### GIVEN MATERIAL ###
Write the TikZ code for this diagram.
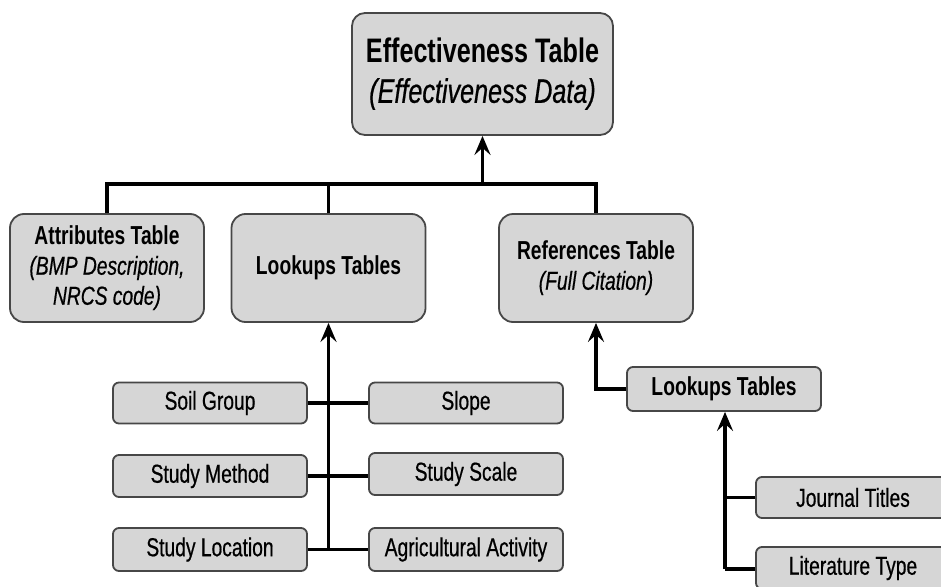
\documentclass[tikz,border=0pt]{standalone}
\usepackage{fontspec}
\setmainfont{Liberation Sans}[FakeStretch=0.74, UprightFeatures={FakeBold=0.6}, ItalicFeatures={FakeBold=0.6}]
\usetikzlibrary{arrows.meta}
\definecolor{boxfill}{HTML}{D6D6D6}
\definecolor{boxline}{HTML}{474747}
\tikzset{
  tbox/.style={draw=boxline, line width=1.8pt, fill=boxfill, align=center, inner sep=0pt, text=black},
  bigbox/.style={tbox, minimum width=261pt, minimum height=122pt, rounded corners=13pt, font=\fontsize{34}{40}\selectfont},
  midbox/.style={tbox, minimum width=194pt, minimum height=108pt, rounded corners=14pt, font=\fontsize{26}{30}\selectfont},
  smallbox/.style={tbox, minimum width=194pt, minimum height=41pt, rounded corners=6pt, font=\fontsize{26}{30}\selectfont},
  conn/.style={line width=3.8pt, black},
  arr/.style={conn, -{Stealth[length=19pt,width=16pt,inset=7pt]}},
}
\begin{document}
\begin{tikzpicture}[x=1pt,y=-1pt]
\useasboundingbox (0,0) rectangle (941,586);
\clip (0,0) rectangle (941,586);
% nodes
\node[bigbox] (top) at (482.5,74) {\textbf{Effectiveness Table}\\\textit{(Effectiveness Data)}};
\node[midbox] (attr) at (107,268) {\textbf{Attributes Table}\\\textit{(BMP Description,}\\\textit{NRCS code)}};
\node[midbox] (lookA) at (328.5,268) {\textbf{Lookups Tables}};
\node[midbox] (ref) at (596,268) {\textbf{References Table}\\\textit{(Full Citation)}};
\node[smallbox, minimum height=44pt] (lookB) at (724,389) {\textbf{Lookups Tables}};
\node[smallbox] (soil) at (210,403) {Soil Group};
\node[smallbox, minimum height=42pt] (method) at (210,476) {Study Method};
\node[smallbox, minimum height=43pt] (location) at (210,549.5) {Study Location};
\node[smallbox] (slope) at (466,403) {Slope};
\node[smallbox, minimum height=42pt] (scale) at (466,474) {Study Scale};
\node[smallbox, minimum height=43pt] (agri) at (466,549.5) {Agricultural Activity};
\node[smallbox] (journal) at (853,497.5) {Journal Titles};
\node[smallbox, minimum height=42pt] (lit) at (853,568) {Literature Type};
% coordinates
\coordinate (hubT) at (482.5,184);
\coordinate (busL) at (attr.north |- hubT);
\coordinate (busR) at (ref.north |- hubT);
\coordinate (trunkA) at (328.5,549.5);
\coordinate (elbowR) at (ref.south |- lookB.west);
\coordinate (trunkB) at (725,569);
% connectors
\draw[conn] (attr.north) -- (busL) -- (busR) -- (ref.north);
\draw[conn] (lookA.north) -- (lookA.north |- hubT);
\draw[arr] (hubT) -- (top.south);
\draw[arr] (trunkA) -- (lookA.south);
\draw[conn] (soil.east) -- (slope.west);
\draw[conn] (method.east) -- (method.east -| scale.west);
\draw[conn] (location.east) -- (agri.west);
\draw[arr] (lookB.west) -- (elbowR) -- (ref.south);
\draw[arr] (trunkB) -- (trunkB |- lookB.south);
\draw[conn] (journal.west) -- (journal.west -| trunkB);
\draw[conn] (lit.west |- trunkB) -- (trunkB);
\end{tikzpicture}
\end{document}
###
INSTRUCTIONS TO FOLLOW: Give only the count of lines in this material that contain the string "code".

ANSWER TO THE PROBLEM: 2